In other words, photography was an unstable weapon of racial domination, and enslaved people quickly adopted this new technology as a tool for liberation, both personally and politically as part of the abolitionist movement. Enslaved people in some cases were able to earn small amounts of disposable income, and it turns out that many were eager to spend it having photographic portraits made of themselves. Fox-Amato offers detailed evidence of southern photography studios that actively courted enslaved clientele. John W. Bear, for example, took up photography in 1845 and “reserved every Friday afternoon for colored people . . . and slaves would be taken for fifty cents less than others.” He adds, “this made me very popular with them.”

Fox-Amato tenderly unspools how fundamental photography became to asserting kinship and love for a people whose circumstances unrelentingly reminded them that they possessed no legal rights to either. He notes several cases of photography being used by freed blacks to identify and purchase their relatives, to remember family members sold off to other plantations, and as an indelible way of recording familial units that were always under threat of being violently, forcibly separated. In other words, photographs operated then, in extremis, in some of the same ways they operate now: as proof of life. That abolitionists both black and white latched on to the political power in such images is no surprise, given that in some sense even these intensely private images—with their “I am here” subtext—were always polemics of personhood and citizenship.

The book’s material specifically about photography’s use to document the Civil War is its most familiar and also the place where Fox Amato’s optimism about the power of images begins to sour. Photography, this new technology which had such democratizing promise, largely ends up being another tool for Union soldiers and northern white picture-takers to imagine themselves as heroes and blacks as subservient. Fox-Amato tries gallantly to end on a positive note, but when only a few pages earlier he notes the rise in lynching photographs that followed the war—and indeed only grew in popularity during the twentieth century—the reader can feel his faith in the visual cracking. Sure, photography changed the world, but was it really for the better?

• • •

Fox-Amato is not the first scholar to point out the fundamental restructuring of political and personal identity that photographs created. But he is one of the rare historians to posit that this is not only a concern for art history or visual studies, but instead crucial to understanding the history of the Civil War, its prelude, and aftermath. This seems obvious, but that stance makes Fox-Amato’s book surprisingly radical. As noted, historians have long been encouraged by presses—and, indeed, by art historians—to leave images to the “experts.” Even as art history and visual culture studies vastly enlarged their disciplines since the 1990s—eagerly absorbing design histories, material culture studies, and all things digital—historians have been slow to the party. Fox-Amato diplomatically chalks this up to “a preference for written over visual sources.” It is, however, more insidious than that. By undervaluing images, by making them peripheral, historians have been able to write around some of the most unstable, affective, and indeed unreliable historical documents that we have, the most indeterminate records of what has happened. Written texts are, to commit a tautology, so much more readable than images are. Yet to exclude them is to exclude much of the documentary evidence of the last two centuries. That this even needs saying is an indication of the urgency of Fox-Amato’s book.

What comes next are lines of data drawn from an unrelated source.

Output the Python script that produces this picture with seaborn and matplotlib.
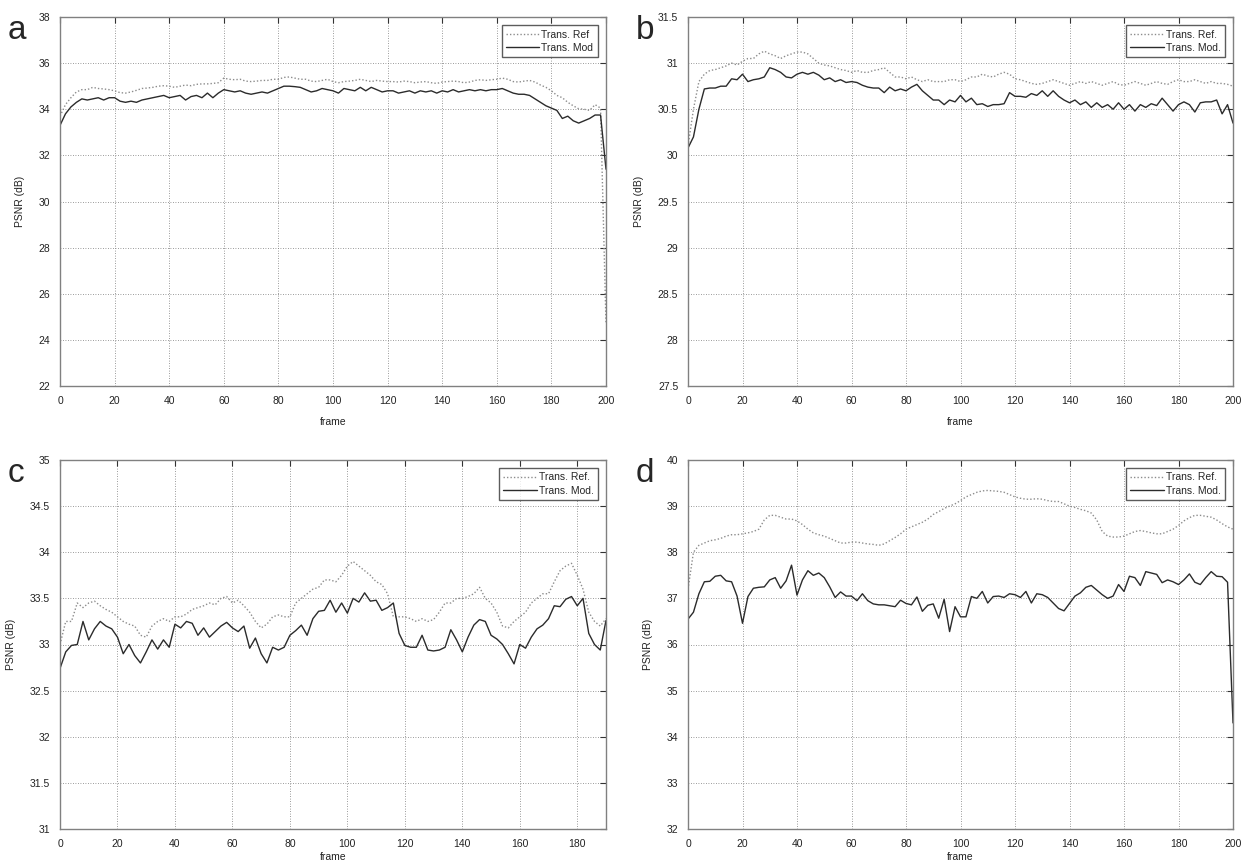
import numpy as np
import pandas as pd
import matplotlib.pyplot as plt
import seaborn as sns

# frame index for each panel (every 2nd frame)
frames_200 = list(range(0, 201, 2))
frames_190 = list(range(0, 191, 2))

# panel a
ref_a = [33.7, 34.2, 34.5, 34.75, 34.85, 34.85, 34.95, 34.9, 34.88, 34.85,
         34.8, 34.72, 34.7, 34.75, 34.82, 34.9, 34.92, 34.95, 35.0, 35.02,
         35.0, 34.95, 35.0, 35.05, 35.02, 35.08, 35.1, 35.1, 35.12, 35.15,
         35.35, 35.3, 35.28, 35.3, 35.22, 35.2, 35.22, 35.25, 35.25, 35.3,
         35.3, 35.38, 35.4, 35.35, 35.3, 35.3, 35.22, 35.2, 35.25, 35.3,
         35.2, 35.15, 35.2, 35.22, 35.25, 35.3, 35.25, 35.2, 35.25, 35.22,
         35.2, 35.2, 35.18, 35.22, 35.2, 35.15, 35.18, 35.2, 35.15, 35.12,
         35.18, 35.2, 35.22, 35.2, 35.15, 35.18, 35.25, 35.28, 35.25, 35.28,
         35.3, 35.35, 35.3, 35.2, 35.18, 35.22, 35.25, 35.18, 35.05, 34.95,
         34.8, 34.6, 34.5, 34.3, 34.15, 34.02, 34.0, 33.95, 34.2, 34.05,
         24.7]
mod_a = [33.3, 33.8, 34.1, 34.3, 34.45, 34.4, 34.45, 34.5, 34.4, 34.5,
         34.5, 34.35, 34.3, 34.35, 34.3, 34.4, 34.45, 34.5, 34.55, 34.6,
         34.5, 34.55, 34.6, 34.4, 34.55, 34.6, 34.5, 34.7, 34.5, 34.7,
         34.85, 34.8, 34.75, 34.8, 34.7, 34.65, 34.7, 34.75, 34.7, 34.8,
         34.9, 35.0, 35.0, 34.98, 34.95, 34.85, 34.75, 34.8, 34.9, 34.85,
         34.8, 34.7, 34.9, 34.85, 34.8, 34.95, 34.8, 34.95, 34.85, 34.75,
         34.8, 34.8, 34.7, 34.75, 34.8, 34.7, 34.8, 34.75, 34.8, 34.7,
         34.8, 34.75, 34.85, 34.75, 34.8, 34.85, 34.8, 34.85, 34.8, 34.85,
         34.85, 34.9, 34.8, 34.7, 34.65, 34.65, 34.6, 34.45, 34.3, 34.15,
         34.05, 33.95, 33.6, 33.7, 33.5, 33.4, 33.5, 33.6, 33.75, 33.75,
         31.4]

# panel b
ref_b = [30.1, 30.5, 30.8, 30.88, 30.92, 30.93, 30.95, 30.97, 31.0, 30.98,
         31.02, 31.05, 31.05, 31.1, 31.13, 31.1, 31.08, 31.05, 31.08, 31.1,
         31.12, 31.12, 31.1, 31.05, 31.0, 30.98, 30.97, 30.95, 30.93, 30.92,
         30.9, 30.92, 30.9, 30.9, 30.92, 30.93, 30.95, 30.9, 30.85, 30.85,
         30.83, 30.85, 30.82, 30.8, 30.82, 30.8, 30.8, 30.8, 30.82, 30.82,
         30.8, 30.82, 30.85, 30.85, 30.88, 30.86, 30.85, 30.88, 30.9, 30.88,
         30.83, 30.82, 30.8, 30.78, 30.77, 30.78, 30.8, 30.82, 30.8, 30.78,
         30.76, 30.78, 30.8, 30.78, 30.8, 30.78, 30.76, 30.78, 30.8, 30.77,
         30.76, 30.78, 30.8, 30.78, 30.76, 30.78, 30.8, 30.78, 30.77, 30.8,
         30.82, 30.8, 30.8, 30.82, 30.8, 30.78, 30.8, 30.78, 30.78, 30.77,
         30.75]
mod_b = [30.08, 30.2, 30.5, 30.72, 30.73, 30.73, 30.75, 30.75, 30.83, 30.82,
         30.88, 30.8, 30.82, 30.83, 30.85, 30.95, 30.93, 30.9, 30.85, 30.84,
         30.88, 30.9, 30.88, 30.9, 30.87, 30.82, 30.84, 30.8, 30.82, 30.79,
         30.8, 30.79, 30.76, 30.74, 30.73, 30.73, 30.68, 30.74, 30.7, 30.72,
         30.7, 30.74, 30.77, 30.7, 30.65, 30.6, 30.6, 30.55, 30.6, 30.58,
         30.65, 30.58, 30.62, 30.55, 30.56, 30.53, 30.55, 30.55, 30.56, 30.68,
         30.64, 30.64, 30.63, 30.67, 30.65, 30.7, 30.64, 30.7, 30.64, 30.6,
         30.57, 30.6, 30.55, 30.58, 30.52, 30.57, 30.52, 30.55, 30.5, 30.57,
         30.5, 30.55, 30.48, 30.55, 30.52, 30.56, 30.54, 30.62, 30.55, 30.48,
         30.55, 30.58, 30.55, 30.47, 30.57, 30.58, 30.58, 30.6, 30.45, 30.55,
         30.35]

# panel c (only 190 frames)
ref_c = [33.0, 33.25, 33.25, 33.45, 33.4, 33.45, 33.47, 33.42, 33.38, 33.35,
         33.3, 33.25, 33.22, 33.2, 33.1, 33.08, 33.2, 33.25, 33.28, 33.25,
         33.3, 33.3, 33.33, 33.38, 33.4, 33.42, 33.45, 33.43, 33.5, 33.52,
         33.45, 33.48, 33.42, 33.35, 33.25, 33.18, 33.22, 33.3, 33.32, 33.3,
         33.3, 33.45, 33.5, 33.55, 33.6, 33.62, 33.7, 33.7, 33.68, 33.75,
         33.85, 33.9, 33.85, 33.8, 33.75, 33.68, 33.65, 33.55, 33.3, 33.3,
         33.3, 33.28, 33.25, 33.28, 33.25, 33.27, 33.35, 33.45, 33.45, 33.5,
         33.5, 33.52, 33.55, 33.62, 33.5, 33.45, 33.35, 33.2, 33.18, 33.25,
         33.3, 33.35, 33.45, 33.5, 33.55, 33.55, 33.68, 33.8, 33.85, 33.88,
         33.75, 33.6, 33.35, 33.25, 33.2, 33.28]
mod_c = [32.74, 32.92, 32.99, 33.0, 33.25, 33.05, 33.17, 33.25, 33.2, 33.17,
         33.08, 32.9, 33.0, 32.88, 32.8, 32.92, 33.05, 32.95, 33.05, 32.97,
         33.22, 33.18, 33.25, 33.23, 33.1, 33.18, 33.08, 33.14, 33.2, 33.24,
         33.18, 33.14, 33.2, 32.96, 33.07, 32.9, 32.8, 32.97, 32.94, 32.97,
         33.1, 33.15, 33.21, 33.1, 33.28, 33.36, 33.37, 33.48, 33.35, 33.45,
         33.34, 33.5, 33.46, 33.56, 33.47, 33.48, 33.37, 33.4, 33.45, 33.12,
         32.99, 32.97, 32.97, 33.1, 32.94, 32.93, 32.94, 32.97, 33.16, 33.05,
         32.92, 33.08, 33.21, 33.27, 33.25, 33.1, 33.06, 33.0, 32.9, 32.79,
         33.0, 32.96, 33.08, 33.17, 33.21, 33.28, 33.42, 33.41, 33.49, 33.52,
         33.42, 33.5, 33.12, 33.0, 32.94, 33.26]

# panel d
ref_d = [37.2, 38.0, 38.15, 38.2, 38.25, 38.27, 38.3, 38.35, 38.38, 38.38,
         38.4, 38.42, 38.45, 38.5, 38.7, 38.8, 38.8, 38.76, 38.72, 38.72,
         38.68, 38.6, 38.5, 38.42, 38.38, 38.35, 38.3, 38.25, 38.2, 38.2,
         38.22, 38.22, 38.2, 38.18, 38.17, 38.15, 38.18, 38.25, 38.32, 38.4,
         38.5, 38.55, 38.6, 38.65, 38.72, 38.82, 38.88, 38.95, 39.0, 39.05,
         39.12, 39.2, 39.25, 39.3, 39.33, 39.34, 39.33, 39.32, 39.3, 39.25,
         39.2, 39.17, 39.15, 39.15, 39.16, 39.15, 39.12, 39.1, 39.1, 39.05,
         39.0, 38.97, 38.93, 38.9, 38.85, 38.7, 38.45, 38.35, 38.33, 38.33,
         38.35, 38.4, 38.45, 38.47, 38.45, 38.42, 38.4, 38.4, 38.45, 38.5,
         38.58, 38.68, 38.75, 38.8, 38.8, 38.78, 38.76, 38.7, 38.62, 38.55,
         38.5]
mod_d = [36.55, 36.7, 37.1, 37.36, 37.37, 37.48, 37.5, 37.38, 37.36, 37.05,
         36.46, 37.04, 37.22, 37.24, 37.25, 37.4, 37.45, 37.22, 37.38, 37.72,
         37.07, 37.4, 37.6, 37.5, 37.55, 37.45, 37.25, 37.02, 37.14, 37.05,
         37.05, 36.95, 37.1, 36.95, 36.88, 36.86, 36.86, 36.84, 36.82, 36.96,
         36.89, 36.86, 37.03, 36.72, 36.85, 36.88, 36.57, 36.98, 36.28, 36.82,
         36.6, 36.6, 37.04, 37.0, 37.15, 36.9, 37.04, 37.05, 37.02, 37.1,
         37.08, 37.02, 37.15, 36.9, 37.1, 37.08, 37.02, 36.9, 36.78, 36.73,
         36.89, 37.05, 37.12, 37.24, 37.28, 37.18, 37.08, 37.0, 37.05, 37.3,
         37.15, 37.48, 37.45, 37.28, 37.58, 37.55, 37.52, 37.34, 37.4, 37.36,
         37.3, 37.4, 37.53, 37.35, 37.3, 37.45, 37.58, 37.48, 37.47, 37.35,
         34.3]

panels = [
    ("a", frames_200, ref_a, mod_a, (22, 38), 2, 200, ("Trans. Ref", "Trans. Mod")),
    ("b", frames_200, ref_b, mod_b, (27.5, 31.5), 0.5, 200, ("Trans. Ref.", "Trans. Mod.")),
    ("c", frames_190, ref_c, mod_c, (31, 35), 0.5, 190, ("Trans. Ref.", "Trans. Mod.")),
    ("d", frames_200, ref_d, mod_d, (32, 40), 1, 200, ("Trans. Ref.", "Trans. Mod.")),
]

# axes rectangles in figure fractions (left, bottom, width, height)
W, H = 1251, 865
rects = [
    (60 / W, 1 - 386 / H, 546 / W, 369 / H),
    (688 / W, 1 - 386 / H, 545 / W, 369 / H),
    (60 / W, 1 - 829 / H, 546 / W, 369 / H),
    (688 / W, 1 - 829 / H, 545 / W, 369 / H),
]
# the bottom row has less room for the x label
xlabel_pads = [8, 8, 2, 2]

sns.set_style("white")
plt.rcParams["font.family"] = ["Liberation Sans Narrow", "Liberation Sans", "DejaVu Sans"]

fig = plt.figure(figsize=(12.51, 8.65), dpi=100)

for (letter, frames, ref, mod, ylim, ystep, xmax, labels), rect, xpad in zip(panels, rects, xlabel_pads):
    ax = fig.add_axes(rect)
    df = pd.DataFrame({"frame": frames, "ref": ref, "mod": mod})
    sns.lineplot(data=df, x="frame", y="ref", ax=ax, color="#8c8c8c",
                 linestyle=(0, (1, 1.5)), linewidth=1.0, label=labels[0])
    sns.lineplot(data=df, x="frame", y="mod", ax=ax, color="#2b2b2b",
                 linewidth=1.0, label=labels[1])

    ax.set_xlim(0, xmax)
    ax.set_ylim(*ylim)
    yt = np.arange(ylim[0], ylim[1] + ystep / 2, ystep)
    ax.set_xticks(np.arange(0, xmax + 1, 20))
    ax.set_yticks(yt)
    ax.set_yticklabels([f"{v:g}" for v in yt])
    ax.grid(True, linestyle=(0, (1, 2)), color="#7a7a7a", linewidth=0.6)
    ax.tick_params(direction="in", length=4, width=0.8, top=True, right=True,
                   labelsize=7.5, color="#333333", labelcolor="#222222", pad=7)
    for sp in ax.spines.values():
        sp.set_color("#808080")
        sp.set_linewidth(1.0)

    ax.set_xlabel("frame", fontsize=7.5, color="#222222", labelpad=xpad)
    ax.set_ylabel("PSNR (dB)", fontsize=7.5, color="#222222", labelpad=10)

    leg = ax.legend(loc="upper right", fontsize=7.5, frameon=True, fancybox=False,
                    handlelength=3.2, handletextpad=0.2, borderpad=0.4,
                    labelspacing=0.3, borderaxespad=0.8)
    leg.get_frame().set_edgecolor("#333333")
    leg.get_frame().set_linewidth(1.0)

    left, bottom, width, height = rect
    fig.text(left - 52 / W, bottom + height + 2 / H, letter, fontsize=24,
             ha="left", va="top", family="Liberation Sans")

fig.savefig("out.png", dpi=100)
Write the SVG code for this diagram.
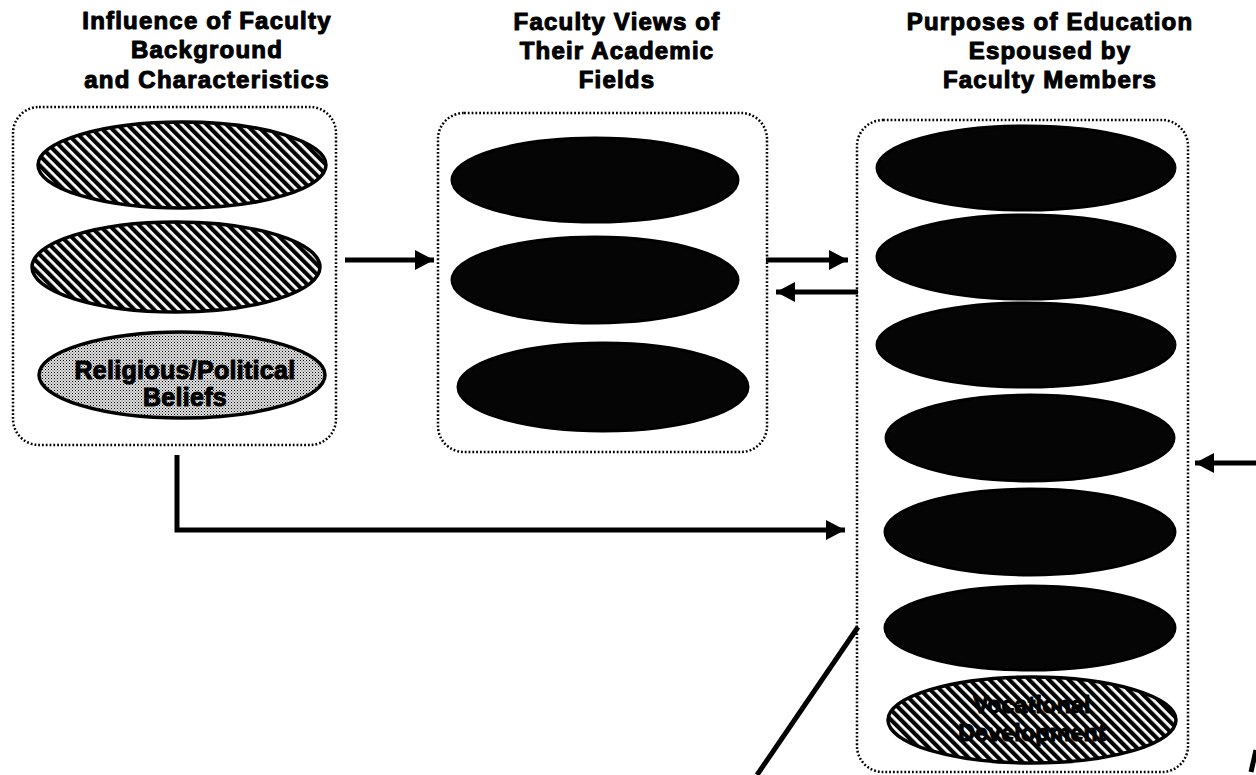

By making images peripheral, historians have been able to write around some of the most unstable records. Yet to exclude them is to exclude much of the documentary evidence of the last two centuries.

If Fox-Amato’s book runs into a narrative problem, part of the issue might be in the way he frames history and the visual. Trying to convince historians of the importance of his arguments, he writes in the introduction, “The promise that visual studies offers history is twofold.” Only two? And, to turn the phrase, what does all this history do for visual studies? If visual studies offers anything to the larger critique of the humanities, it is that this kind of disciplinary thinking underestimates the very sneaky way the visual has already created the options that people believe they must choose between. The visual is not what happened and then was illustrated, and it is not also just a technology. We can see differently with photography and the digital, but since each “new” visualization simply builds on the previous iconographic history, there is really nothing visually new under the sun (or, in outer space either). We make images to reign in and imagine our worlds, but that becomes the field we have to play on. The visual does not have a straight line, it is not a neat chronology, it moves all around unrelentingly.

This process is laid bare in Cheryl Finley’s Committed to Memory: The Art of the Slave Ship Icon (2018). In charting the visual paths of the iconic slave ship, Finley suggests it is helpful to consider this visual trajectory as a “mnemonic aesthetic” or the “symbolic possession of the past.” The slave ship image moves, shifts, and bends across time and space and Finley reminds us that “these aesthetic strategies of repetition and rhythm are mobilized in a concentrated effort to keep hold of a memory that threatens to disappear.” Memory is the way images find their hold and power, they absorb and leach, now and then. Images do not need history, therefore, as they have already absorbed it and moved on. To turn the question visual culture scholar W. T. Mitchell asked us years ago, “What do pictures want?” it might help to ask, “What do pictures want from us?” Is this an abusive relationship we should quit? For as Fox-Amato seems to realize, even as an image empowers, somewhere, somehow, it is getting twisted.

And so we are stuck, it would seem, with our creations that constantly threaten to overtake us. Is the answer proper ownership and stewardship of pictures? Can we ever, no matter the technology, control these images? Fox-Amato wants to convince historians that pictures matter, but if historians have been slow embrace to embrace this advice, it may ironically be motivated by a recognition that images are powerful. More than this, they usually lead, not follow. Visual culture demands at every turn that we consider whose pain or agency matters most. History catches up to this, not the other way around. Lanier’s lawsuit should remind us that these traumas, once seen, cannot be unseen, or stored away, ignored, or eased by words. We ignore the visual and slight its power at our own risk.